SHORT EXERCISE.
Retype, exactly as they stand, the lines from the start of the data to the line that contains "linewidth=0.9, clip_on=False, zorder=5)", both ends included. Leave the pictures out.

INFORMATION GIVEN.
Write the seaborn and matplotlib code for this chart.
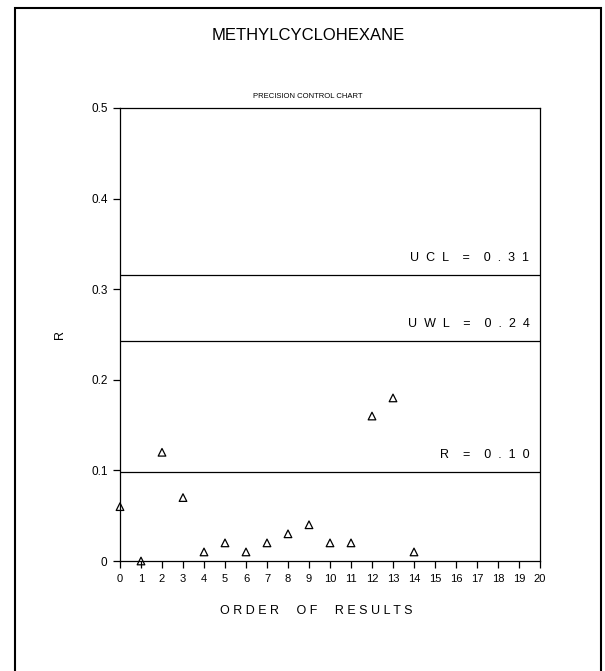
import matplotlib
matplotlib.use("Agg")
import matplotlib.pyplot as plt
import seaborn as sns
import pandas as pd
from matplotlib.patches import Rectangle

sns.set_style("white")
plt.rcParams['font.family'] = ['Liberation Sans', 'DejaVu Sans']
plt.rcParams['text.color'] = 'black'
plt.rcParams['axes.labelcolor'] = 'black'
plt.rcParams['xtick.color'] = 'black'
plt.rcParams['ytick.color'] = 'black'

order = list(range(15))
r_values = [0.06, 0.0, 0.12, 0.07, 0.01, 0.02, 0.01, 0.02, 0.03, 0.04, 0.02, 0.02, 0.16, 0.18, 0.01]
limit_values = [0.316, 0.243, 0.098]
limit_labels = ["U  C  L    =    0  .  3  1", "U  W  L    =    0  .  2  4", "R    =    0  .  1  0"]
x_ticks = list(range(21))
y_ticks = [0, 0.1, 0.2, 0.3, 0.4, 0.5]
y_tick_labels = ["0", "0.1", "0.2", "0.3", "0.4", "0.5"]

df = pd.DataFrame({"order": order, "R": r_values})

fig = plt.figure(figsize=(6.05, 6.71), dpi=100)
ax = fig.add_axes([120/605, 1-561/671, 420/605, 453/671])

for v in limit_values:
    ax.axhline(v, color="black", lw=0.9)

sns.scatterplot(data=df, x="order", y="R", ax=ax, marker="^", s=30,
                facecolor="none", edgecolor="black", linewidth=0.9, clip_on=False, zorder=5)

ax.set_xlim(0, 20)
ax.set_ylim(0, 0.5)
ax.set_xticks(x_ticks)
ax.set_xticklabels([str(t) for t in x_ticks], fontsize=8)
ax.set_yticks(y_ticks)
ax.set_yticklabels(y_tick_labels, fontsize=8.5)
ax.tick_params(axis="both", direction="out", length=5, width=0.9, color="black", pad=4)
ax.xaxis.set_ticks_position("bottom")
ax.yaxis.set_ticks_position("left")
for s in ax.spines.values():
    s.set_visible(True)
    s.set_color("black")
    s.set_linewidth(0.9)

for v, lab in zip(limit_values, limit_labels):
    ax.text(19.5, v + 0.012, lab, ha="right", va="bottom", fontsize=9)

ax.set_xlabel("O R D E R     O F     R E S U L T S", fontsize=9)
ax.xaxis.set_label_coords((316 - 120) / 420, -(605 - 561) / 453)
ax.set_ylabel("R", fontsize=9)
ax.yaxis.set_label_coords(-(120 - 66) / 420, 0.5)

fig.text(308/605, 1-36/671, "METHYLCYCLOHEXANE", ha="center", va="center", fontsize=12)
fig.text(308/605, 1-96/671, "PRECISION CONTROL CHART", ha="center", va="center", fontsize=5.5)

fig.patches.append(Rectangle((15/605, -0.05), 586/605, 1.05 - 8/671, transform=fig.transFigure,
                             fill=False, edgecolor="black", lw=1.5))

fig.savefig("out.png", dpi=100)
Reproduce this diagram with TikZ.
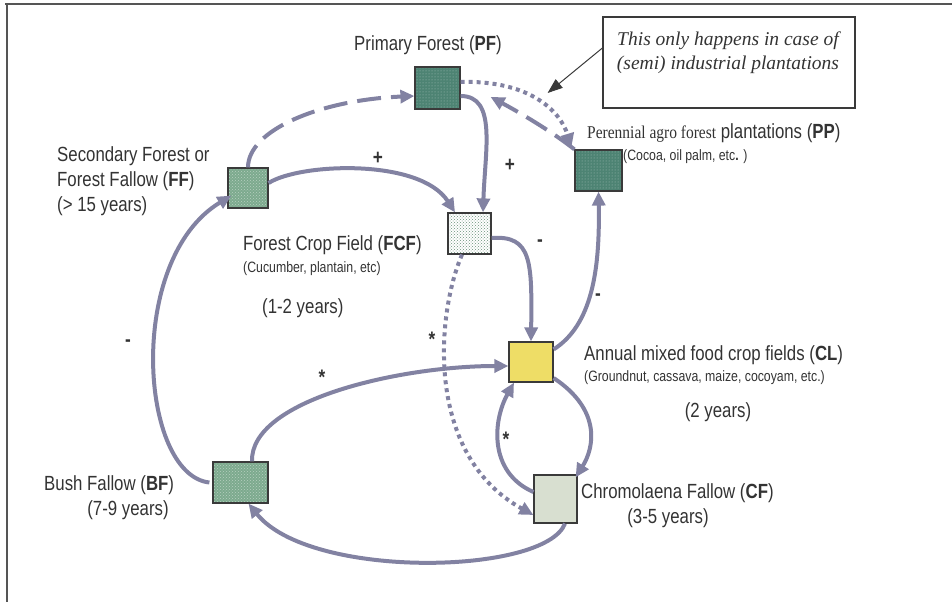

THE OUTPUT.
Write the seaborn and matplotlib code for this chart.
import matplotlib
matplotlib.use("Agg")
import matplotlib.pyplot as plt
import seaborn as sns
import pandas as pd
from matplotlib.patches import Rectangle

sns.set_style("white")
plt.rcParams['font.family'] = ['Liberation Sans', 'DejaVu Sans']
plt.rcParams['text.color'] = 'black'
plt.rcParams['axes.labelcolor'] = 'black'
plt.rcParams['xtick.color'] = 'black'
plt.rcParams['ytick.color'] = 'black'

order = list(range(15))
r_values = [0.06, 0.0, 0.12, 0.07, 0.01, 0.02, 0.01, 0.02, 0.03, 0.04, 0.02, 0.02, 0.16, 0.18, 0.01]
limit_values = [0.316, 0.243, 0.098]
limit_labels = ["U  C  L    =    0  .  3  1", "U  W  L    =    0  .  2  4", "R    =    0  .  1  0"]
x_ticks = list(range(21))
y_ticks = [0, 0.1, 0.2, 0.3, 0.4, 0.5]
y_tick_labels = ["0", "0.1", "0.2", "0.3", "0.4", "0.5"]

df = pd.DataFrame({"order": order, "R": r_values})

fig = plt.figure(figsize=(6.05, 6.71), dpi=100)
ax = fig.add_axes([120/605, 1-561/671, 420/605, 453/671])

for v in limit_values:
    ax.axhline(v, color="black", lw=0.9)

sns.scatterplot(data=df, x="order", y="R", ax=ax, marker="^", s=30,
                facecolor="none", edgecolor="black", linewidth=0.9, clip_on=False, zorder=5)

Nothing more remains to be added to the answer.